Via Think Progress, this is just sad:
BRODY: Are you ready for the ‘gotcha’ questions that are coming from the media and others on foreign policy? Like, who’s the president of Uzbekistan?…
CAIN: I’m ready for the ‘gotcha’ questions and they’re already starting to come. And when they ask me who is the president of Ubeki-beki-beki-beki-stan-stan I’m going to say, you know, I don’t know. Do you know?
And then I’m going to say how’s that going to create one job? [...]
Knowing who is the head of some of these small insignificant states around the world — I don’t think that is something that is critical to focusing on national security and getting this economy going. When I get ready to go visit that country, I’ll know who it is. But until then, I want to focus on the big issues that we need to solve.
Of course, as Ali Gharib points out:
With U.S.-Pakistan tensions on the rise, the Obama administration is in discussions with Uzbekistan about increasing military supply routes to the U.S.-led Afghanistan war through the former-Soviet republic, whose authoritarian president — Islam Karimov — has some human rights issues.
So, in other words, Uzbekistan isn't just a "small insignificant state." And it is "critical to focusing on national security." But hey, since Herman Cain doesn't even know the name of the country (or he thinks it's charming to pretend he doesn't know), it must not matter.

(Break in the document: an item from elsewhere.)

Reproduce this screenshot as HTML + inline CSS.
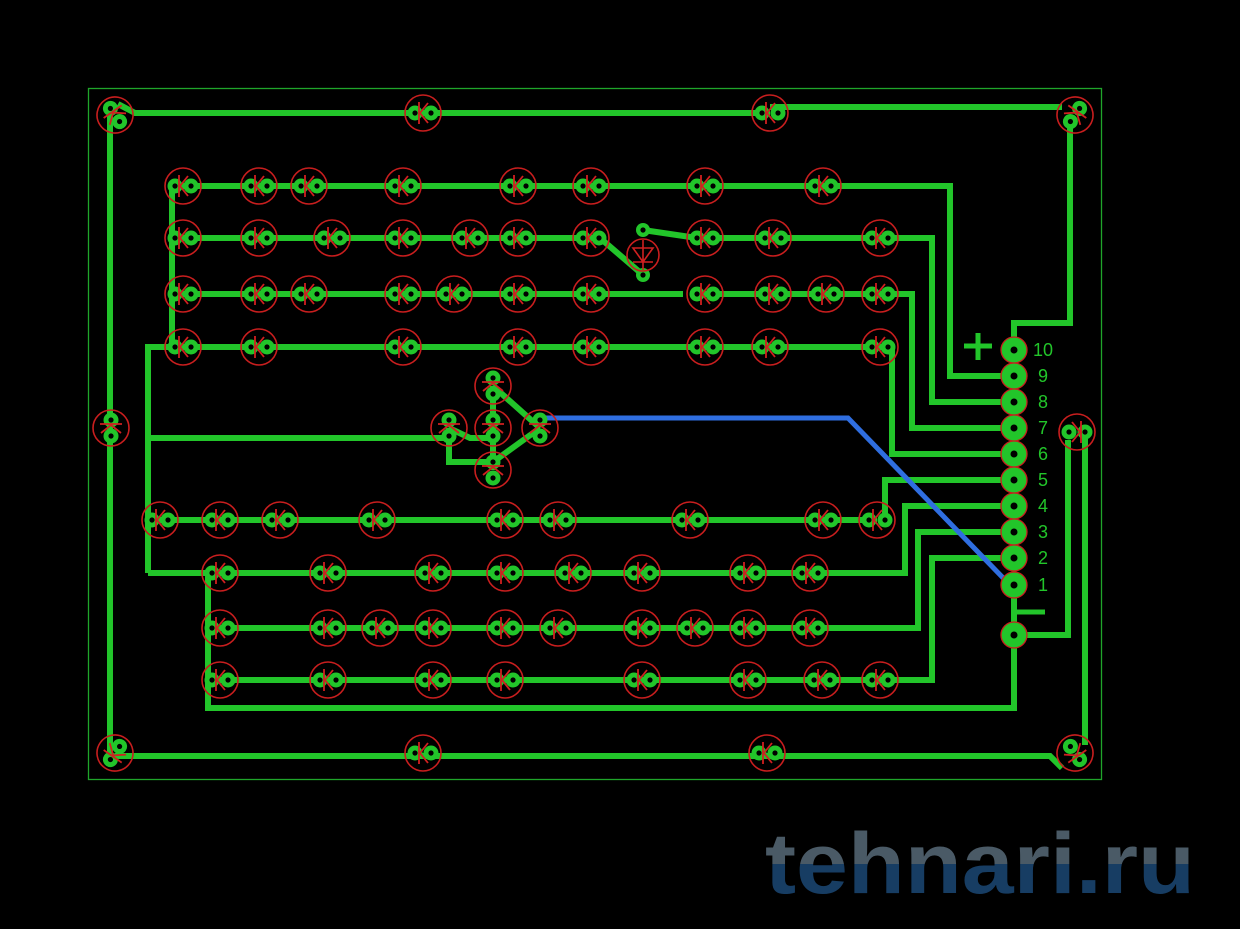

But that aside, is Herman Cain actually proud that he has no idea what he's talking about? It sure seems like it. In Republican world, any country on the map that isn't labeled U.S. fuckin' A. is "insignificant." Until we try to invade it and steal its resources, that is.
But you just go ahead and insist that the things you don't know about obviously don't matter, Mr. Pizza Man. Because for the voters you're trying to woo, being a total ignoramus isn't a problem; it's an asset.